A union representing 15,000 workers at hotels in Los Angeles and Orange counties is calling on its members to authorise a strike during the peak of the tourist season.
Unite Here Local 11 aims to use the strike vote, scheduled for 8 June to speed up sluggish negotiations and encourage hotel operators to seriously consider wage increases for their employees.
Contracts for 62 Southern California hotels, including renowned establishments like the Westin Bonaventure, the Fairmont Miramar, and the Beverly Wilshire, are set to expire on 30 June, prompting the union’s proactive stance.
Pressure mounts on tourism companies as contracts near expiration
Kurt Petersen, co-president of Unite Here Local 11, emphasised the importance of fairly compensating workers as Los Angeles prepares for a busy summer travel season and upcoming events such as the 2026 World Cup and the 2028 Olympics.
With hotel company profits on the rise, Petersen stressed the need for workers to afford adequate housing.
Aside from hotels, the union plans to increase pressure on other tourism companies, including food operators at airports, stadiums, and resorts, whose contracts also expire on 30 June.
In total, over 20,000 Southern California tourism workers covered by approximately 100 contracts will participate in actions throughout the summer.
Unite Here Local 11 represents non-management hotel employees, including front desk clerks, housekeepers, and hotel restaurant workers. Major employers involved in negotiations with the union include Marriott International and Hilton Hotels & Resorts.
During the initial bargaining session on 20 April the union presented proposals, including an immediate $5 hourly raise across the board. However, hotel companies have remained largely unresponsive, failing to provide counter proposals or make financial offers.
Lawyers representing a coalition of about a dozen hotels attended the third bargaining session, while hotel companies were absent from the second session.
Responses from involved parties
Michael D’Angelo, a vice president of labour relations at Hyatt, expressed disappointment in the union’s consideration of a strike.
He stated that Hyatt, along with other hotels in Los Angeles and Orange County, is committed to bargaining in good faith and believes that a mutually beneficial agreement can be reached without resorting to a strike.
Brenda Mendoza, a uniform attendant at JW Marriott in the L.A. Live entertainment district, shared her personal experience, highlighting the insufficient wages that prevent her from living in her hometown of Koreatown.
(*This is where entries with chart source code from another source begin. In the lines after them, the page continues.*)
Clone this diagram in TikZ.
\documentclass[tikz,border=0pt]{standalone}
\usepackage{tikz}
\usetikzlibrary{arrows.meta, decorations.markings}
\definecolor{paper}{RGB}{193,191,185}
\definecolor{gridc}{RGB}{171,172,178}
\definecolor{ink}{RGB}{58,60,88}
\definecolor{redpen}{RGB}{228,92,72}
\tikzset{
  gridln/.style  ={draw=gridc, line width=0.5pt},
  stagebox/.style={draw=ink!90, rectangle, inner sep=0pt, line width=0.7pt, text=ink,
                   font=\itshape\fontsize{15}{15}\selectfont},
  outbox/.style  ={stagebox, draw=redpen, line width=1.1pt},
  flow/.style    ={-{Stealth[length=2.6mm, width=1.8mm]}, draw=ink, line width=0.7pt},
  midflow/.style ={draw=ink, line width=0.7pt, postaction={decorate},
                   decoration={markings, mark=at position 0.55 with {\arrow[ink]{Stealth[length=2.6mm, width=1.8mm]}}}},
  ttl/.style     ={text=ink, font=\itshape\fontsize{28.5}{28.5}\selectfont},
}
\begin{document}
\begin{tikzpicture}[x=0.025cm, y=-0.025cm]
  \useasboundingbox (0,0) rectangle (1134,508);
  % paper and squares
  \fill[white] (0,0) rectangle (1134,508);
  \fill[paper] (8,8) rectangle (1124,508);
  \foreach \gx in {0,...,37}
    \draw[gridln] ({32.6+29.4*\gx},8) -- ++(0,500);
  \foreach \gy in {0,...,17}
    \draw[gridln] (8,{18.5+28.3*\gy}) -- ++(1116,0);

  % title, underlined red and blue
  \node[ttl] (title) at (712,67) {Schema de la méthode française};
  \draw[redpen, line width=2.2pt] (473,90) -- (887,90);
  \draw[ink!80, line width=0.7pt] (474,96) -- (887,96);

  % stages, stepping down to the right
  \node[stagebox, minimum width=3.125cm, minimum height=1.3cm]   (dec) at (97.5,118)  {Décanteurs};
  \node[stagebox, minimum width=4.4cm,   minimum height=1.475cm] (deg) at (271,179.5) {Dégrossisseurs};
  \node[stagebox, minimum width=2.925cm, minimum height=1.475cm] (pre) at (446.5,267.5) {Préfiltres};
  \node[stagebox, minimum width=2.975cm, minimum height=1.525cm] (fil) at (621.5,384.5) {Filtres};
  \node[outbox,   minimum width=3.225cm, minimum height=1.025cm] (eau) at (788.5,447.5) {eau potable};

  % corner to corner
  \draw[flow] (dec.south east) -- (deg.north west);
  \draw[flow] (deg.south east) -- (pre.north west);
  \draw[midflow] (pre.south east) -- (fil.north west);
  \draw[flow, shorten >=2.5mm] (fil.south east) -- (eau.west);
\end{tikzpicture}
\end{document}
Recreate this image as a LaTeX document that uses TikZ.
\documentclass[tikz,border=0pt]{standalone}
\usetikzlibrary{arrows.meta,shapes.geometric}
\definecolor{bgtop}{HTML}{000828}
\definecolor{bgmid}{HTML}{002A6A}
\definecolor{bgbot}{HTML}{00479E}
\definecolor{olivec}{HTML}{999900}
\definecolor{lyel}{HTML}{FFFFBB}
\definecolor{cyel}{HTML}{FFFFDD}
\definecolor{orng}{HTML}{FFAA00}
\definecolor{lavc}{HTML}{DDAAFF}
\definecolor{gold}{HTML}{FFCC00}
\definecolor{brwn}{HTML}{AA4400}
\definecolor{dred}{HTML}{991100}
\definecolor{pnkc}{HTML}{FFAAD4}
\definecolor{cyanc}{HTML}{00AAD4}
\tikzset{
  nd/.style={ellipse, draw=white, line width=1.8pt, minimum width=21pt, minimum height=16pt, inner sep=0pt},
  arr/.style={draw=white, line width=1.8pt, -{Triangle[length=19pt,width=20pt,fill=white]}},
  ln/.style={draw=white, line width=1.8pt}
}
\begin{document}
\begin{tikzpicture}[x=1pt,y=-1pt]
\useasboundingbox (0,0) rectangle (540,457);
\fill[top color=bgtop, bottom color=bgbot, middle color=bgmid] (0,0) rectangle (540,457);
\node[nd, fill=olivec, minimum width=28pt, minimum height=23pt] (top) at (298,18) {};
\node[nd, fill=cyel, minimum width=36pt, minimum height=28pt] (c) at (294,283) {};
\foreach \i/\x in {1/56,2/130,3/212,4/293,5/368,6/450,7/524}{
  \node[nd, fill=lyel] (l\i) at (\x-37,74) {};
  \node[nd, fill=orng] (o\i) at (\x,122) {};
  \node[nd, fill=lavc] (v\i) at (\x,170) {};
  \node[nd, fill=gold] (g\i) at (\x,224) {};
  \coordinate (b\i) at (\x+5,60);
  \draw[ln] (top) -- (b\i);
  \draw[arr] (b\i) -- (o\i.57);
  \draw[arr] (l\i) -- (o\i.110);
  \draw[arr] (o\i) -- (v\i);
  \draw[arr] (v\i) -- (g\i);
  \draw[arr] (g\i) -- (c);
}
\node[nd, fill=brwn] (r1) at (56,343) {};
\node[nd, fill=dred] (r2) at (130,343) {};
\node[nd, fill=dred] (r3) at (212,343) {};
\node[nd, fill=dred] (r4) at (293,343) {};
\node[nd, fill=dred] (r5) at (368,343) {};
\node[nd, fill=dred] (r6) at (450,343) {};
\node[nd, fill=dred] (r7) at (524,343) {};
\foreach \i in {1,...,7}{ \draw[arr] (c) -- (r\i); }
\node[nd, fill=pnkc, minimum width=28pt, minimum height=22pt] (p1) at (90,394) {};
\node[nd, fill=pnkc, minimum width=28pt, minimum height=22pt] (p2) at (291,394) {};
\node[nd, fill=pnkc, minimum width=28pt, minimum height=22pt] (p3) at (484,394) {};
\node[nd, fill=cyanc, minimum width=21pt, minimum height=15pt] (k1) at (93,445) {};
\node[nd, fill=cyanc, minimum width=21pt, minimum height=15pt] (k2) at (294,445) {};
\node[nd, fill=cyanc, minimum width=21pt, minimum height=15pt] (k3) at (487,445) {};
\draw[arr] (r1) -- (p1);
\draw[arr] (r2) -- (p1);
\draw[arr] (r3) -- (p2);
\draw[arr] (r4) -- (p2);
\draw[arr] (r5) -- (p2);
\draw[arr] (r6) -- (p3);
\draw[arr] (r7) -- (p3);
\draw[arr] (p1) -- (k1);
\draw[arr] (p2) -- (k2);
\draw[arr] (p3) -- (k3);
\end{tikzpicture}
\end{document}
Mendoza’s situation exemplifies the struggle faced by many workers who are unable to afford housing in the areas where they work.
Implications beyond the hotel industry
The union’s strike authorisation vote occurs against the backdrop of concerns about worker protections for the upcoming World Cup and Olympics. Labour advocacy groups, such as the Garment Worker Centre, have criticized city leaders for the lack of worker safeguards.
In April, they lobbied for last-minute changes to a rezoning plan to protect low-wage workers and small apparel businesses in the Fashion District.
Unite Here Local 11 has also been actively advocating for fair pay initiatives in various cities across California, including Los Angeles, Irvine, Santa Monica, and Long Beach.
The union recently filed an initiative in Culver City, seeking to establish a $25 hourly minimum wage and to safeguard room attendants against sexual assault. A similar ballot initiative was submitted in Rancho Palos Verdes in March, focusing on the workers at the Terranea Resort.